Yaffe showed up as the men were being handcuffed and could be seen in the video demanding an explanation for the officers’ actions. Nelson and Robinson did not resist arrest.
“When you know that you did nothing wrong, how do you really react to it?” Nelson said. “You can either be ignorant or you can show some type of sophistication and act like you have class. That was the choice we had.”
It was not their first encounter with police. But neither had been arrested before, setting them apart from many of those they grew up with in their gritty southwest Philadelphia neighborhood.
Nelson and Robinson spent hours in a jail cell and were released after midnight, when the district attorney declined to prosecute them.
Nelson said he wondered if he’d make it home alive.
“Any time I’m encountered by cops, I can honestly say it’s a thought that runs through my mind,” Nelson said. “You never know what’s going to happen.”
Starbucks has said the coffee shop where the arrests occurred has a policy that restrooms are for paying customers only, but the company has no overall policy. The men’s attorney, Stewart Cohen, said they were illegally profiled.

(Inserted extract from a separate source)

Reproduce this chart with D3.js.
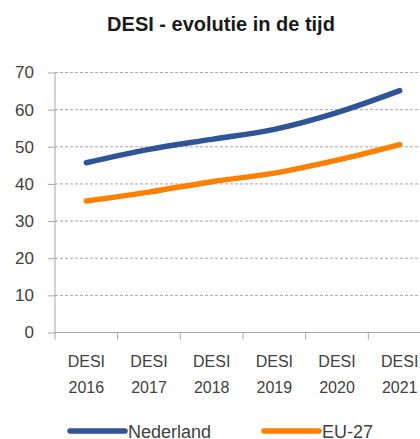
<!DOCTYPE html>
<html>
<head>
<meta charset="utf-8">
<script src="https://cdn.jsdelivr.net/npm/d3@7"></script>
<style>
body { margin: 0; background: #fff; }
text { font-family: "Liberation Sans", Arial, sans-serif; fill: #404040; }
.grid line { stroke: #a6a6a6; stroke-dasharray: 3,2; }
.axis path, .axis line { stroke: #a6a6a6; }
</style>
</head>
<body>
<div id="chart"></div>
<script>
// data
var years = ["2016", "2017", "2018", "2019", "2020", "2021"];
var nederland = [45.7, 49.3, 52.0, 54.7, 59.2, 65.1];
var eu27 = [35.4, 37.8, 40.6, 42.9, 46.4, 50.6];
var yTicks = [0, 10, 20, 30, 40, 50, 60, 70];
var seriesNames = ["Nederland", "EU-27"];
var colors = ["#2f5597", "#ff8000"];

var width = 420, height = 439;
var plotLeft = 55, plotTop = 72.5, plotH = 260;

var svg = d3.select("#chart").append("svg")
    .attr("width", width)
    .attr("height", height);

var x = d3.scaleBand()
    .domain(years)
    .range([plotLeft, plotLeft + 6 * 62.67]);

var y = d3.scaleLinear()
    .domain([0, 70])
    .range([plotTop + plotH, plotTop]);

// title
svg.append("text")
    .attr("x", 221)
    .attr("y", 31)
    .attr("text-anchor", "middle")
    .style("font-weight", "bold")
    .style("font-size", "20px")
    .style("fill", "#1a1a1a")
    .text("DESI - evolutie in de tijd");

// gridlines
svg.append("g")
    .attr("class", "grid")
    .selectAll("line")
    .data(yTicks.filter(function(d) { return d > 0; }))
    .enter().append("line")
    .attr("x1", plotLeft)
    .attr("x2", width)
    .attr("y1", function(d) { return y(d); })
    .attr("y2", function(d) { return y(d); });

// y axis
var yAxis = svg.append("g")
    .attr("class", "axis")
    .attr("transform", "translate(" + plotLeft + ",0)")
    .call(d3.axisLeft(y).tickValues(yTicks).tickSize(7).tickSizeOuter(0).tickPadding(14));
yAxis.selectAll("text").style("font-size", "17px").style("fill", "#404040").style("font-family", null);
yAxis.attr("font-family", null).attr("font-size", null);
yAxis.select(".domain").attr("d", "M0," + y(70) + "V" + (y(0) + 7));

// x axis line and ticks between categories
var xg = svg.append("g").attr("class", "axis");
xg.append("line")
    .attr("x1", plotLeft).attr("x2", width)
    .attr("y1", y(0)).attr("y2", y(0));
xg.selectAll(".tk")
    .data(years.slice(1))
    .enter().append("line")
    .attr("class", "tk")
    .attr("x1", function(d) { return x(d); })
    .attr("x2", function(d) { return x(d); })
    .attr("y1", y(0)).attr("y2", y(0) + 7);

var lbl = svg.append("g").selectAll("text")
    .data(years)
    .enter().append("text")
    .attr("text-anchor", "middle")
    .style("font-size", "16px")
    .attr("transform", function(d) { return "translate(" + (x(d) + x.bandwidth() / 2) + ",0)"; });
lbl.append("tspan").attr("x", 0).attr("y", 367).text("DESI");
lbl.append("tspan").attr("x", 0).attr("y", 393).text(function(d) { return d; });

// lines
var line = d3.line()
    .x(function(d, i) { return x(years[i]) + x.bandwidth() / 2; })
    .y(function(d) { return y(d); })
    .curve(d3.curveCatmullRom.alpha(0.5));

[nederland, eu27].forEach(function(s, i) {
  svg.append("path")
      .datum(s)
      .attr("d", line)
      .attr("fill", "none")
      .attr("stroke", colors[i])
      .attr("stroke-width", 5.5)
      .attr("stroke-linecap", "round");
});

// legend
var legX = [70, 264];
seriesNames.forEach(function(n, i) {
  svg.append("line")
      .attr("x1", legX[i]).attr("x2", legX[i] + 55)
      .attr("y1", 431).attr("y2", 431)
      .attr("stroke", colors[i])
      .attr("stroke-width", 5.5)
      .attr("stroke-linecap", "round");
  svg.append("text")
      .attr("x", legX[i] + 58)
      .attr("y", 438)
      .style("font-size", "18px")
      .text(n);
});
</script>
</body>
</html>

The arrests prompted protests at the Starbucks and a national boycott. Kevin Johnson, CEO of the Seattle-based company, came to Philadelphia to meet with the men, called the arrests “reprehensible” and ordered more than 8,000 Starbucks stores closed on the afternoon of May 29 so that nearly 175,000 employees can receive training on unconscious bias.

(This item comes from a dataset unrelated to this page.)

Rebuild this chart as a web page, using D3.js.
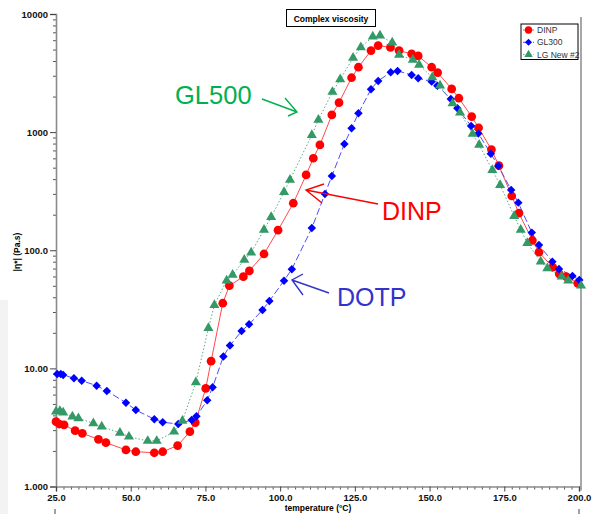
<!DOCTYPE html>
<html><head><meta charset="utf-8">
<script src="https://cdn.jsdelivr.net/npm/d3@7"></script>
<style>body{margin:0;background:#fff;} text{font-family:"Liberation Sans",Arial,sans-serif;}</style>
</head><body>
<script>
// ---- data ----
const xTickValues = [25, 50, 75, 100, 125, 150, 175, 200];
const xTickLabels = ["25.0","50.0","75.0","100.0","125.0","150.0","175.0","200.0"];
const yTickValues = [1, 10, 100, 1000, 10000];
const yTickLabels = ["1.000","10.00","100.0","1000","10000"];
const seriesNames = ["DINP", "GL300", "LG New #2"];

const dinpTemp = [25.0,26.1,27.7,31.4,33.8,39.2,41.7,48.4,51.7,57.9,60.7,65.7,69.8,71.6,75.1,76.9,80.8,83.0,87.7,89.7,94.6,99.3,104.4,108.7,111.1,113.3,117.3,119.7,123.9,126.2,130.4,132.8,136.9,139.8,144.0,146.2,150.7,152.7,157.4,159.8,164.1,166.4,170.7,173.2,177.5,179.9,184.4,186.6,191.2,193.4,195.7,199.6];
const dinpVisc = [3.54,3.38,3.32,2.97,2.82,2.51,2.35,2.04,1.97,1.93,1.97,2.22,2.91,3.47,6.76,11.5,35.6,50.1,59.8,66.8,93.0,148,250,434,601,779,1398,1777,2887,3543,4898,5400,5212,4898,4592,4416,3543,3190,2322,1936,1353,1089,711,520,288,206,121,96.2,71.8,63.0,59.8,52.5];

const gl300Temp = [25.4,26.6,27.4,31.0,33.6,38.6,42.0,48.4,51.7,57.9,60.7,65.9,70.4,72.0,75.6,77.4,81.0,83.2,87.1,89.6,94.1,96.4,101.3,103.9,110.6,115.0,117.3,121.5,123.9,126.2,130.4,132.8,137.0,139.3,144.0,146.2,150.7,152.6,157.1,159.3,163.9,166.3,170.5,173.0,177.3,179.7,184.2,186.6,191.1,193.3,197.8,200.1];
const gl300Visc = [8.97,8.95,8.80,8.25,7.87,7.14,6.44,5.12,4.44,3.71,3.50,3.38,3.66,3.93,5.37,6.92,12.6,15.6,20.7,23.6,31.2,37.2,55.3,69.0,154,300,426,794,1079,1445,2308,2713,3215,3298,3050,2858,2676,2475,1910,1593,1128,975,656,517,324,253,141,111,80.1,69.4,60.6,56.0];

const lgTemp = [25.0,26.3,27.4,30.5,32.5,37.5,40.3,46.4,49.4,55.7,58.7,64.5,67.3,71.8,76.0,78.0,82.1,84.1,88.0,90.3,94.6,97.0,101.3,103.3,110.6,112.8,117.5,120.1,124.4,127.0,131.0,133.4,137.5,139.8,144.4,146.5,150.9,153.5,157.7,160.2,164.4,166.6,171.0,173.6,178.3,180.5,182.7,187.2,189.4,194.2,196.4,200.7];
const lgVisc = [4.30,4.36,4.22,3.90,3.78,3.43,3.21,2.85,2.64,2.43,2.43,2.91,3.59,7.62,21.9,34.4,55.3,61.8,82.8,95.4,149,191,311,394,946,1269,2188,2793,4248,5232,6434,6561,5725,4504,4086,3707,2915,2475,1756,1462,965,779,478,357,195,149,115,80.1,70.4,59.8,55.3,50.1];

// ---- layout ----
const W = 592, H = 514;
const L = 56, R = 579, T = 14, B = 486.5;
const svg = d3.select("body").append("svg").attr("width", W).attr("height", H);

svg.append("rect").attr("x",0).attr("y",300).attr("width",8).attr("height",214).attr("fill","#f3f3f3");

const x = d3.scaleLinear().domain([25, 200]).range([L, R]);
const y = d3.scaleLog().domain([1, 10000]).range([B, T]);

const font = '"Liberation Sans",Arial,sans-serif';

// right frame line
svg.append("line").attr("x1",581).attr("x2",581).attr("y1",T+3).attr("y2",B+4)
  .attr("stroke","#8a8a8a").attr("stroke-width",1.5);

// minor y ticks
const yMinor = [];
for (let d = 1; d < 10000; d *= 10) for (let k = 2; k <= 9; k++) yMinor.push(d * k);
svg.append("g").attr("transform", `translate(${L},0)`)
  .call(d3.axisLeft(y).tickValues(yMinor).tickSize(3).tickFormat(""))
  .call(g => g.select(".domain").remove())
  .call(g => g.selectAll("line").attr("stroke","#555"));
// major y
svg.append("g").attr("transform", `translate(${L},0)`)
  .call(d3.axisLeft(y).tickValues(yTickValues).tickSize(6).tickPadding(2)
    .tickFormat((d,i) => yTickLabels[i]))
  .call(g => g.select(".domain").attr("stroke","#8a8a8a").attr("stroke-width",1.6))
  .call(g => g.selectAll("line").attr("stroke","#444"))
  .call(g => g.selectAll("text").attr("font-family",font).attr("font-size",9.5).attr("font-weight","bold").attr("fill","#111"));

// minor x ticks
const xMinor = d3.range(25, 200.01, 2.5).filter(v => (v - 25) % 25 !== 0);
svg.append("g").attr("transform", `translate(0,${B})`)
  .call(d3.axisBottom(x).tickValues(xMinor).tickSize(3).tickFormat(""))
  .call(g => g.select(".domain").remove())
  .call(g => g.selectAll("line").attr("stroke","#555"));
svg.append("g").attr("transform", `translate(0,${B})`)
  .call(d3.axisBottom(x).tickValues(xTickValues).tickSize(5).tickPadding(3)
    .tickFormat((d,i) => xTickLabels[i]))
  .call(g => g.select(".domain").attr("stroke","#8a8a8a").attr("stroke-width",1.6))
  .call(g => g.selectAll("line").attr("stroke","#444"))
  .call(g => g.selectAll("text").attr("font-family",font).attr("font-size",9.5).attr("font-weight","bold").attr("fill","#111"));

// axis titles
svg.append("text").attr("x", 318).attr("y", 511).attr("text-anchor","middle")
  .attr("font-family",font).attr("font-size",8.5).attr("font-weight","bold").text("temperature (°C)");
svg.append("text").attr("transform","translate(20,252) rotate(-90)").attr("text-anchor","middle")
  .attr("font-family",font).attr("font-size",8.5).attr("font-weight","bold").text("|η*| (Pa.s)");

// bottom stub marks
[55, 579].forEach(px => svg.append("line").attr("x1",px).attr("x2",px).attr("y1",509).attr("y2",514).attr("stroke","#444"));

// title box
svg.append("rect").attr("x",286.5).attr("y",9.5).attr("width",89).attr("height",17).attr("fill","#fff").attr("stroke","#000");
svg.append("text").attr("x",331).attr("y",21.5).attr("text-anchor","middle")
  .attr("font-family",font).attr("font-size",8.5).attr("font-weight","bold").text("Complex viscosity");

// diamond = square rotated 45deg
const diamondSym = { draw(ctx, size) { const r = Math.sqrt(size / 2); ctx.moveTo(0,-r); ctx.lineTo(r,0); ctx.lineTo(0,r); ctx.lineTo(-r,0); ctx.closePath(); } };

// series
const series = [
  {name: seriesNames[0], t: dinpTemp, v: dinpVisc, color:"#ff0000", line:"#ff4a4a", dash:null, sym:d3.symbolCircle, size:60, w:1},
  {name: seriesNames[1], t: gl300Temp, v: gl300Visc, color:"#0000ff", line:"#4d4dff", dash:"7,3", sym:diamondSym, size:36, w:1},
  {name: seriesNames[2], t: lgTemp, v: lgVisc, color:"#339966", line:"#5aab84", dash:"1.5,2", sym:d3.symbolTriangle, size:44, w:1}
];
const line = d3.line().x(d => x(d[0])).y(d => y(d[1]));
series.forEach(s => {
  const pts = s.t.map((t,i) => [t, s.v[i]]);
  svg.append("path").datum(pts).attr("d", line).attr("fill","none")
    .attr("stroke", s.line).attr("stroke-width", s.w).attr("stroke-dasharray", s.dash);
});
series.forEach(s => {
  const pts = s.t.map((t,i) => [t, s.v[i]]);
  svg.append("g").selectAll("path").data(pts).join("path")
    .attr("transform", d => `translate(${x(d[0])},${y(d[1])})`)
    .attr("d", d3.symbol().type(s.sym).size(s.size)).attr("fill", s.color);
});

// legend
const lg = svg.append("g");
lg.append("rect").attr("x",521).attr("y",24).attr("width",57).attr("height",35.5).attr("fill","#fff").attr("stroke","#000").attr("stroke-width",1);
series.forEach((s,i) => {
  const yy = 30 + i * 12.3;
  lg.append("line").attr("x1",523).attr("x2",534).attr("y1",yy).attr("y2",yy)
    .attr("stroke", s.line).attr("stroke-dasharray", s.dash);
  lg.append("path").attr("transform",`translate(528.5,${yy})`).attr("d", d3.symbol().type(s.sym).size(s.size*0.7)).attr("fill", s.color);
  lg.append("text").attr("x",537).attr("y",yy+3).attr("font-family",font).attr("font-size",8.5).attr("fill","#333").text(s.name);
});

// annotations
function arrow(x1,y1,x2,y2,a1,a2,color){
  svg.append("path").attr("d",`M${x1},${y1}L${x2},${y2}M${a1[0]},${a1[1]}L${x2},${y2}L${a2[0]},${a2[1]}`)
    .attr("fill","none").attr("stroke",color).attr("stroke-width",1.4);
}
svg.append("text").attr("x",175).attr("y",104).attr("font-family",font).attr("font-size",25.5).attr("fill","#00b050").text("GL500");
arrow(262,99,297,112,[285,98],[288,116],"#00b050");
svg.append("text").attr("x",382).attr("y",220).attr("font-family",font).attr("font-size",25).attr("fill","#ff0000").text("DINP");
arrow(378,204,306,190,[324,184],[322,203],"#ff0000");
svg.append("text").attr("x",337).attr("y",306).attr("font-family",font).attr("font-size",25).attr("fill","#3333cc").text("DOTP");
arrow(329,293,292,280,[303,274],[303,295],"#3333cc");
</script>
</body></html>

Robinson said that he appreciates the public support but that anger and boycotting Starbucks are not the solution.
The men said they are looking for more lasting results and are in mediation with Starbucks to make changes, including the posting in stores of a customer bill of rights; the adoption of new policies on customer ejections and racial discrimination; and independent investigations of complaints.
“You go from being someone who’s just trying to be an entrepreneur, having your own dreams and aspirations, and then this happens,” Nelson said. “How do you handle it? Do you stand up? Do you fight? Do you sit down and just watch everyone else fight for you? Do you let it slide, like we let everything else slide with injustice?”